Exercise> Please print all of the material below, word for word.

Supplied data>

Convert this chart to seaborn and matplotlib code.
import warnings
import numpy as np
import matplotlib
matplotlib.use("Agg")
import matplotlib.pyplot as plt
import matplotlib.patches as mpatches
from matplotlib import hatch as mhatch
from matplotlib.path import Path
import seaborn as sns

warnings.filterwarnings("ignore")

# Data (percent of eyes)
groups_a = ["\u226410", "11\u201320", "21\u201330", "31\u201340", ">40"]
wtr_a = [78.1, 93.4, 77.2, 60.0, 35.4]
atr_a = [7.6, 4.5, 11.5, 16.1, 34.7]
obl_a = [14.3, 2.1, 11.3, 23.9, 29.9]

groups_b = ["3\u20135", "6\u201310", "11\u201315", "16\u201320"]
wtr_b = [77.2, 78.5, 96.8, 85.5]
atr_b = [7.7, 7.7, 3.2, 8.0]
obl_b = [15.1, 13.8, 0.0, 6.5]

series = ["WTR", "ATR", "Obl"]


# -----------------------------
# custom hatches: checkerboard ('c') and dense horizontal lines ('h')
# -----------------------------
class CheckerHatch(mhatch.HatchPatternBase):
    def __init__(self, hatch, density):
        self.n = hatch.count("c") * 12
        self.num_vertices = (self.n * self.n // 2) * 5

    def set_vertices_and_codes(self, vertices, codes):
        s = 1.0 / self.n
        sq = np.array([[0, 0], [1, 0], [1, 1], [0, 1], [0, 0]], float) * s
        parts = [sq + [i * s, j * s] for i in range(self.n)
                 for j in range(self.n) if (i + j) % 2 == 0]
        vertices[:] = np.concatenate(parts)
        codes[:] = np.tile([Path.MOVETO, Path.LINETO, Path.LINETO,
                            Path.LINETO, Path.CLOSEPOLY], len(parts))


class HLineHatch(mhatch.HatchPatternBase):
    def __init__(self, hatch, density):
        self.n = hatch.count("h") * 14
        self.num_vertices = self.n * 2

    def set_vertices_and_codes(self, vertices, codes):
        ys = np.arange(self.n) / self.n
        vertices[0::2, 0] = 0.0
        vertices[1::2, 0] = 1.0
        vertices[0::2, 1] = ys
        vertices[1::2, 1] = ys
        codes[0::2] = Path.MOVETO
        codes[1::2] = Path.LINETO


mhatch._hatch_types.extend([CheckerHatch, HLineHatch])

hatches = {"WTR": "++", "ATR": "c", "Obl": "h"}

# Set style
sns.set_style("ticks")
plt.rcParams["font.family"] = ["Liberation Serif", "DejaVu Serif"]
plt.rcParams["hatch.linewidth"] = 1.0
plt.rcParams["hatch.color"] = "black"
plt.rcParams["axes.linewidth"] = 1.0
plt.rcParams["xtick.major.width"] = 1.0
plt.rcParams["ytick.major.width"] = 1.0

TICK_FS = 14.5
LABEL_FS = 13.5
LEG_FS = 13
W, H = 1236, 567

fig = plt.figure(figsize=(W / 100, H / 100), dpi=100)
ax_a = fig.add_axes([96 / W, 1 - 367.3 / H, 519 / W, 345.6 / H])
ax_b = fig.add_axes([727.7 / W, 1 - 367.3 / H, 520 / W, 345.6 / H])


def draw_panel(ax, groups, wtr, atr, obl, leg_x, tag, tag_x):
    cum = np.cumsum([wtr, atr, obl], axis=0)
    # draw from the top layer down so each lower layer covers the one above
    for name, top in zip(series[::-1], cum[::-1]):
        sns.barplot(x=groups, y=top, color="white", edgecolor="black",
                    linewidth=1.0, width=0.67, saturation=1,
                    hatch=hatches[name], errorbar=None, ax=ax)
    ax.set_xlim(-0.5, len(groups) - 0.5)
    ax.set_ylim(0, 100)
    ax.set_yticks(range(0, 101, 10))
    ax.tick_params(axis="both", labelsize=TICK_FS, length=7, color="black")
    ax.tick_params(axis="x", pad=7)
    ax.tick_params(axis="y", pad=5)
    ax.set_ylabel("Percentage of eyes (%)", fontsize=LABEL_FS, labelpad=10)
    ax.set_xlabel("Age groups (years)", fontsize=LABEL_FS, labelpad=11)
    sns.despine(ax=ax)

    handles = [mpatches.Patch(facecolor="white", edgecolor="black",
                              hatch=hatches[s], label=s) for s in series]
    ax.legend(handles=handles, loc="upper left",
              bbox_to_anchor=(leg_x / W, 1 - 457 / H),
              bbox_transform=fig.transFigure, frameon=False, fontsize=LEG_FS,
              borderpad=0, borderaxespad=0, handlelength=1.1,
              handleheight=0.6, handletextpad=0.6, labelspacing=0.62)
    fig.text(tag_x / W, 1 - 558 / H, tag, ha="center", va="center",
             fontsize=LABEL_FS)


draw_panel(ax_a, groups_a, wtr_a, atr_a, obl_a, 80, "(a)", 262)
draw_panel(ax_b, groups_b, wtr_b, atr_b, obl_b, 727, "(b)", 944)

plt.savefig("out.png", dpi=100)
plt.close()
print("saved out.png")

Answer in full>
Convert this chart to seaborn and matplotlib code.
import warnings
import numpy as np
import matplotlib
matplotlib.use("Agg")
import matplotlib.pyplot as plt
import matplotlib.patches as mpatches
from matplotlib import hatch as mhatch
from matplotlib.path import Path
import seaborn as sns

warnings.filterwarnings("ignore")

# Data (percent of eyes)
groups_a = ["\u226410", "11\u201320", "21\u201330", "31\u201340", ">40"]
wtr_a = [78.1, 93.4, 77.2, 60.0, 35.4]
atr_a = [7.6, 4.5, 11.5, 16.1, 34.7]
obl_a = [14.3, 2.1, 11.3, 23.9, 29.9]

groups_b = ["3\u20135", "6\u201310", "11\u201315", "16\u201320"]
wtr_b = [77.2, 78.5, 96.8, 85.5]
atr_b = [7.7, 7.7, 3.2, 8.0]
obl_b = [15.1, 13.8, 0.0, 6.5]

series = ["WTR", "ATR", "Obl"]


# -----------------------------
# custom hatches: checkerboard ('c') and dense horizontal lines ('h')
# -----------------------------
class CheckerHatch(mhatch.HatchPatternBase):
    def __init__(self, hatch, density):
        self.n = hatch.count("c") * 12
        self.num_vertices = (self.n * self.n // 2) * 5

    def set_vertices_and_codes(self, vertices, codes):
        s = 1.0 / self.n
        sq = np.array([[0, 0], [1, 0], [1, 1], [0, 1], [0, 0]], float) * s
        parts = [sq + [i * s, j * s] for i in range(self.n)
                 for j in range(self.n) if (i + j) % 2 == 0]
        vertices[:] = np.concatenate(parts)
        codes[:] = np.tile([Path.MOVETO, Path.LINETO, Path.LINETO,
                            Path.LINETO, Path.CLOSEPOLY], len(parts))


class HLineHatch(mhatch.HatchPatternBase):
    def __init__(self, hatch, density):
        self.n = hatch.count("h") * 14
        self.num_vertices = self.n * 2

    def set_vertices_and_codes(self, vertices, codes):
        ys = np.arange(self.n) / self.n
        vertices[0::2, 0] = 0.0
        vertices[1::2, 0] = 1.0
        vertices[0::2, 1] = ys
        vertices[1::2, 1] = ys
        codes[0::2] = Path.MOVETO
        codes[1::2] = Path.LINETO


mhatch._hatch_types.extend([CheckerHatch, HLineHatch])

hatches = {"WTR": "++", "ATR": "c", "Obl": "h"}

# Set style
sns.set_style("ticks")
plt.rcParams["font.family"] = ["Liberation Serif", "DejaVu Serif"]
plt.rcParams["hatch.linewidth"] = 1.0
plt.rcParams["hatch.color"] = "black"
plt.rcParams["axes.linewidth"] = 1.0
plt.rcParams["xtick.major.width"] = 1.0
plt.rcParams["ytick.major.width"] = 1.0

TICK_FS = 14.5
LABEL_FS = 13.5
LEG_FS = 13
W, H = 1236, 567

fig = plt.figure(figsize=(W / 100, H / 100), dpi=100)
ax_a = fig.add_axes([96 / W, 1 - 367.3 / H, 519 / W, 345.6 / H])
ax_b = fig.add_axes([727.7 / W, 1 - 367.3 / H, 520 / W, 345.6 / H])


def draw_panel(ax, groups, wtr, atr, obl, leg_x, tag, tag_x):
    cum = np.cumsum([wtr, atr, obl], axis=0)
    # draw from the top layer down so each lower layer covers the one above
    for name, top in zip(series[::-1], cum[::-1]):
        sns.barplot(x=groups, y=top, color="white", edgecolor="black",
                    linewidth=1.0, width=0.67, saturation=1,
                    hatch=hatches[name], errorbar=None, ax=ax)
    ax.set_xlim(-0.5, len(groups) - 0.5)
    ax.set_ylim(0, 100)
    ax.set_yticks(range(0, 101, 10))
    ax.tick_params(axis="both", labelsize=TICK_FS, length=7, color="black")
    ax.tick_params(axis="x", pad=7)
    ax.tick_params(axis="y", pad=5)
    ax.set_ylabel("Percentage of eyes (%)", fontsize=LABEL_FS, labelpad=10)
    ax.set_xlabel("Age groups (years)", fontsize=LABEL_FS, labelpad=11)
    sns.despine(ax=ax)

    handles = [mpatches.Patch(facecolor="white", edgecolor="black",
                              hatch=hatches[s], label=s) for s in series]
    ax.legend(handles=handles, loc="upper left",
              bbox_to_anchor=(leg_x / W, 1 - 457 / H),
              bbox_transform=fig.transFigure, frameon=False, fontsize=LEG_FS,
              borderpad=0, borderaxespad=0, handlelength=1.1,
              handleheight=0.6, handletextpad=0.6, labelspacing=0.62)
    fig.text(tag_x / W, 1 - 558 / H, tag, ha="center", va="center",
             fontsize=LABEL_FS)


draw_panel(ax_a, groups_a, wtr_a, atr_a, obl_a, 80, "(a)", 262)
draw_panel(ax_b, groups_b, wtr_b, atr_b, obl_b, 727, "(b)", 944)

plt.savefig("out.png", dpi=100)
plt.close()
print("saved out.png")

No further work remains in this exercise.